# Spray/water bottles - do they really help?



## LedZep (May 4, 2008)

I'd like to hear experiences and suggestions from people who use or have used water spray as a training/behavior tool. I tried a couple times when Kuno was a wee pup but think the bottle and spray was too mild. I'm also not too keen on the idea of spraying water around inside my house...

I'd like to hear some techniques and result stories if you have them!


----------



## grmnshpd21 (May 5, 2005)

I attempted to use the spray bottle on Molly when she was getting up on furniture. It turned into a big game with her. That is how I found out she loves water so any time I tried to spray her, she was try and eat the water and it got her even more excited. So I did away with the spray bottle technique.


----------



## Liesje (Mar 4, 2007)

The only time I've used one was when Coke would stick his head through the cat door. He hates a little squirt in his eyes.


----------



## GSDOwner2008 (Jan 19, 2008)

What I've heard is that some dogs really hate squirt bottles and some really love them, and that they are only effective on the dogs that hate them. For the dogs that love them, it's just a big game. Zeus, loves getting squirt, thinks it's fun, and a game. Apollo on the other hand looks at me like he gets his feelings hurt if I squirt him, so now I don't use it for either dog.


----------



## Remo (Sep 8, 2004)

We have a big spray bottle in almost every room in our house. We have found them to be very effective at getting the dog's attention. Before we "squirt" we always give them a three AH AH AH warning, and then fire away if the behavior has not stopped.

Since we have such a constant turnover of fosters, we go with anything that works! 

Our newest foster, who arrived on Saturday, was already making ugly faces at the other dogs who try to get close to John. This new girl has already found out about what happens when you make an ugly face to the other dogs - squirt squirt squirt!


----------



## mramsey (Mar 19, 2008)

3 parts water and 1 part vinegar works wonders..unless you add vinegar to their water. We haven't needed to use a spray bottle in ages.


----------



## Betty (Aug 11, 2002)

I've used plain water squirted in their face for barking in the crate, especially at training. <Barking dogs drives me nuts> Worked for me.


----------



## Lola1969 (Mar 6, 2007)

works wonders for me. I stopped Ozzy jumping on me by using the squirt. Now all I have to do is hold it and he stops any bad behavior.


----------



## Skye'sMom (Jul 11, 2004)

Spray bottles have their place when other training isn't working or you need a really fast negative reisnforcement. (For instance cat chasing.)

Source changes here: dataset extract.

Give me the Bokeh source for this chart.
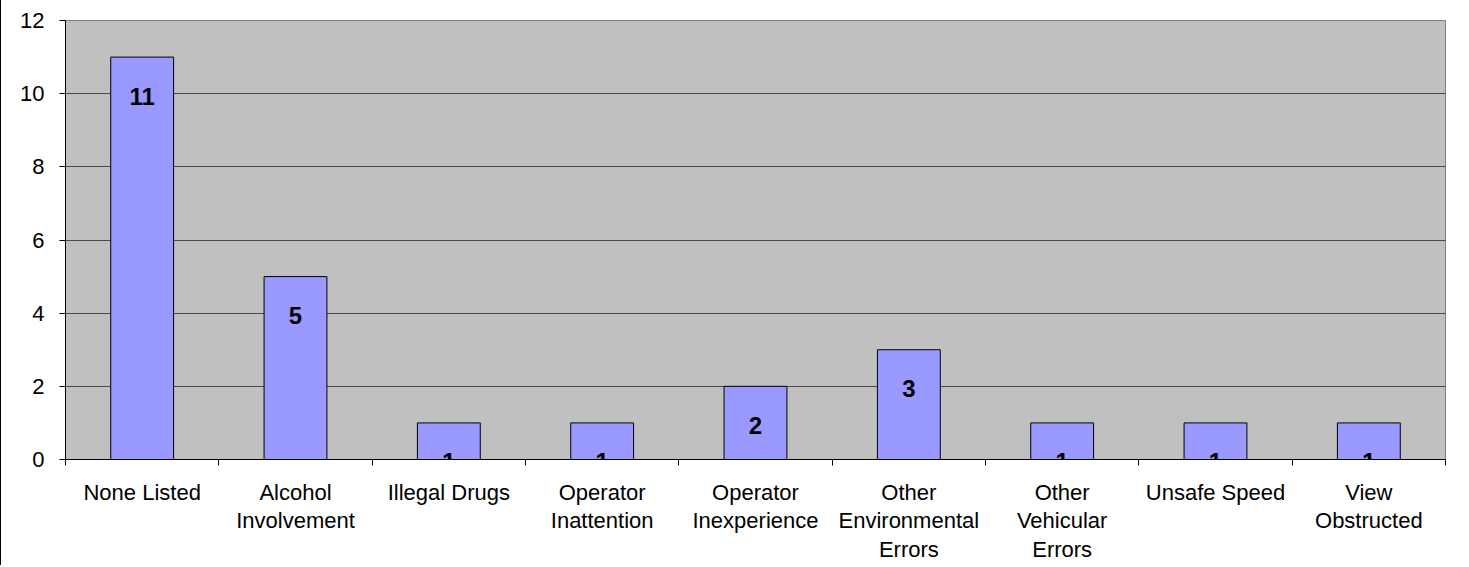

Please use plain water - vinegar and other additives sting if they accidently get in the eyes. If your dog doesn't stop to think things over with plain water, spraying probably will not be effective.

As somone else said - after they know what it is, most dogs just have to see the bottle and they will back off.


----------



## LedZep (May 4, 2008)

Thanks for the input and experiences. I might give it a second try for a few issues.


----------